Pleasance Theatre, London – until 21 May 2017
Director Annamiek van Elst states that, “now more than ever, there is a need to represent narratives around Islam in a positive light”. Too right. Our overly white and insular theatre is trying to diversify, but it still has a long way to go and systemic white, middle class administrations’ unconscious bias to overcome.
Becoming Mohammed, in its story of a young white man’s conversion to Islam and the subsequent familial negotiations of his journey, not only adds to the diversity on the London fringe but reframes the stigma against white, western Christians converting to Islam, and the inherently peaceful nature of the religion. Though the episodic scenes’ choppiness and a large timespan leave out huge chunks of action which are later discussed, the issues raised are vital contributions to theatre and wider social discussions.

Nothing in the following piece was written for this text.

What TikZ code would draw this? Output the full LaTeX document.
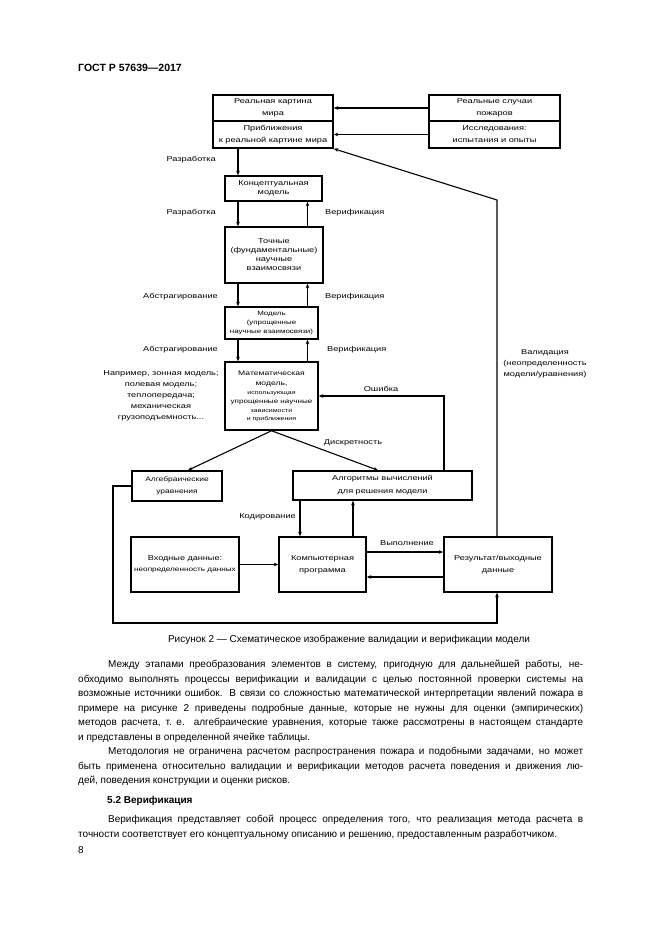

Jack Hammett is Tom, the enthusiastic and devoted recent revert ( we learn Muslims use this word instead of ‘convert’) to Islam. His girlfriend Aminah and her brother Musa make for a cheerful, warm group who hang out, eat and pray together. Their dynamic is disrupted and challenged when Tom’s sister Sarah turns up in their Rotterdam flat unannounced. Tom and Sarah aren’t close, and haven’t spoken in the year since Sarah moved to London for work. Her unashamed, progressive attitudes clash with Tom’s newfound conservatism and triggers a series of conflicts that bubble up over the course of the following year.
Short scenes are spread over a year or so, mostly determined by Sarah’s appearances. Claudia Marinaro’s script is let down by her choosing to not keep Tom and Sarah in touch, so the action is often him updating her with things that have already happened, rather than seeing them onstage. Other scenes have a political focus, but the subplot is underdeveloped and doesn’t fully connect to Tom’s relationship with Sarah. Marinaro does however have a good sense for generating conflict out of contrasting characters and endowing them with detail. Aminah is particularly well rounded.
Nadia Lamin’s range is showcased as Aminah. Initially friendly and reserved, after she and Tom are married we see that she is a confident modern woman as well as an observant Muslim. She shows the two are not mutually exclusive.
Though the script needs some further development to give more body to its great ideas, the intentions are clear and the performances are generally good. Now if only it could be compulsory viewing for the white British public.